Mine is a leftover SL2 S Works I picked up this spring, so I don't have any openings for internal wiring. Mine is setup with the wire under the downtube using Shimano's wire guide. Since the frame is flat black it blends in and is not very obvious unless you stick your head under the bike. 

Your frame looks like it might have internal wiring, but I'm not sure. I'm not sure if the things you have arrowed on your frame are for internal wiring or not. The one on the seat tube looks like it could be, but I don't know why you'd have an opening in the middle of the water bottle cage frame. Some quick googling/searching here should tell you if the SL3 has internal wiring or not. 

Internal wiring doesn't mean battery in the seat post, that is a custom deal from places like Calfee (and the new 11 speed Dura Ace?) The internal kit just means the wires run through internal channels rather than being fastened on the outside of the bike, which is a better way of doing it if you can. I'm not sure what pieces are different between the kits. I've only built my own externally wired bike, and haven't looked closely at an internally wired bike yet. I do know that on some bikes built for Di2, the battery mounts under the BB instead of on the downtube, which IMO is a cleaner look.

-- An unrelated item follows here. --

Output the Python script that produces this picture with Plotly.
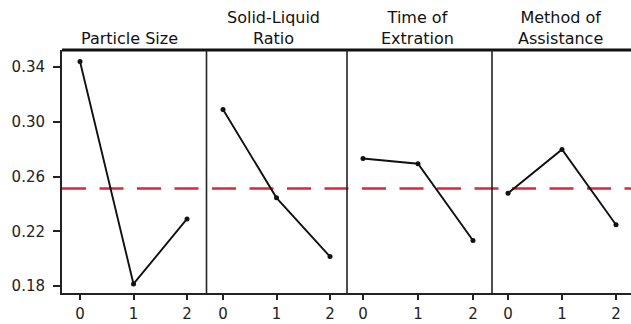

You'll love the Di2 though. The shifting is really nice. The more I've used it, the more I like it.


----------



## wthensler (Aug 26, 2012)

Good luck if you go the Di2 route. I have it on my Giant Defy 0 and it is wonderful. I ride in the hills of the BlueRidge Mtns. and it is indispensable here.


----------



## roadworthy (Nov 11, 2011)

Thanks a lot guys. Perhaps you have seen the link from the creative gent that wired his Roubaix SL3completely internally. Pretty impressive and worth a look. Don't think I would personally do this even though I am the type to do it...am OK with an external battery for example...though the SL3 Roubaix is conducive to internal wiring as discussed which reduces clutter.

Have a look and thanks again:
http://forums.roadbikereview.com/components-wrenching/di2-custom-build-no-wires-240448.html


----------